A Gem of an Offer

After a summer that saw Tristen Hoge and his 4.2 GPA spend over 70 days on the road and a month of playing tag with offensive line coach Zach Yenser, the No. 26 player in the 2015 Scout 100 finally pulled down an Cal offer.

California offensive line coach Zach Yenser saw Pocatello (Id.) Highland offensive lineman Tristen Hoge during the spring evaluation period, and wanted to offer way back in early July. Just a couple days ago, Hoge finally got back to Yenser, and early Wednesday afternoon, the 2015 four-star hauled in an offer from the Golden Bears.

Why did it take so long for Hoge to get back to the first-year coach?

"Well, we actually calculated it, ourselves: We were gone for 72 days this summer," said the 6-foot-5, 287-pounder. "We've done the FBU circuit, the NFTC circuit, all the different camps that there were, all the circuit camps and a few college camps, as well, and visited a few colleges, so it was a wild summer for me, but definitely one of the best."

When he finally did get back to Yenser, the two eminent conversationalists talked one another's ears off.

"I was definitely humbled to have been offered by them. I was definitely very excited – as anybody would be," said Hoge, who's more than well-equipped to carry on, with a sparkling 4.2 GPA. "I was just sitting up here in my room, and in my mind, I was like, ‘Oh yeah, this is exciting!' I was going crazy. I had a great talk with coach Yenser, and I really appreciate him getting back. I know it was a while before I got back. It was quite a busy summer for me, and it was good to finally get to touch base with him and got a conversation."

Hoge – Scout.com's highest-ranked player ever to come out of the Gem State – is ranked No. 26 overall in the 2015 class, and is the No. 1 offensive guard.

"It gives me the drive to keep working hard, and to keep that position on that ranking board," Hoge said. "It gets me woken up in the morning, ready and fired up to get going. It's definitely one of my drivers in the morning, and throughout the day. I want to maintain that, and it definitely humbles me to be there, and let my actions speak for themselves."

Able to play all across the line, Hoge said he's been playing center as far back as he can remember, though some schools do want him at tackle.

"[Yenser] showed a lot of interest at center, and since I've played center practically my whole life, that's what I've been recruited most at," Hoge said. "I've been mostly specified as center."

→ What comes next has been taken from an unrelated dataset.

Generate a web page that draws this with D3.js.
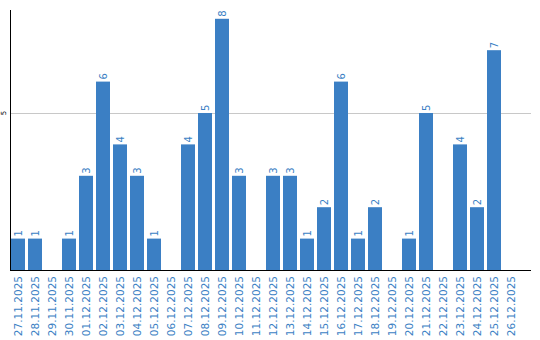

Hoge visited Stanford, Notre Dame, LSU, Florida, BYU, Utah, Boise State and Oregon – among others -- this summer, but didn't make his way out to Berkeley. That's going to change soon.

"After my season, we might run down there," Hoge said.

Hoge's Rams went 9-3 last season – losing in the state semifinals – and run an offense very similar to the Bears. Like Cal, Highland runs with a two-foot split between linemen, and they run and pass with equal frequency.

"We run more of a spread type of offense," Hoge said. "We split between running the ball and passing the ball, depending on the situation, but we definitely mix it up. My head coach does a fantastic job. He definitely knows football, and it's good to have that, to experience all the different kinds of formations and positions that there are, to play on the offense. It's definitely good to experience that in high school."

As he would in the Bear Raid, Hoge – who serves as the Rams' center – makes many of the offense's calls at the line, including cadence. Luckily for him, Yenser wants him to anchor the middle of Cal's line.

"Making line calls and doing the direction calls, that's how we do it at my school, making that cadence and connecting with the other offensive linemen – telling them what's going on," Hoge said. "Off of my film, he took notice that we do run a similar offense to them, and that's really good in choosing a player, and also a player choosing a college. It's a quick learn, even with different terminology. It's good to fit into that easier, and I like how some of the colleges I've visited have done that. It's good to know that there's some place that runs the exact same offense as my high school."

Of course, Yenser, himself, ran the same offense now installed at Cal while a lineman at Troy, and his youth is one of the big attractions for Hoge.

"It seems like they know the experience a lot better," Hoge said. "They know how to explain what the process is like, because they seem to be more fresh with their techniques, their skills, how college football is run. That's not saying that any coach that's older isn't bad, at all, but they tend to have knowledge of the newer types of recruiting, technology-wise, which has changed over the past few decades. They seem to have that secret knowledge that nobody seems to know."

Academics are a huge factor for Hoge, as well, and though it's still early, he already knows that Cal is an academic "powerhouse."

"I definitely know that they are a powerhouse, and I've researched them before," Hoge said. "They have a lot to offer, for me. I love science and I like math, so I've been looking into engineering as a major in college, and they definitely have a lot of engineering programs that I could go into. They definitely have a lot to offer, and that's what I like to see. I'm ready to learn more.

"That's probably one of the biggest things that I look for in making my decision. I take pride in my academics. I always have. I take pride in getting straight A's, and I look forward to going somewhere that will help me get my degree, as well as places with good football. I want to go somewhere that can find me a career that I love, that I want to do, and that will help me learn and develop as a person."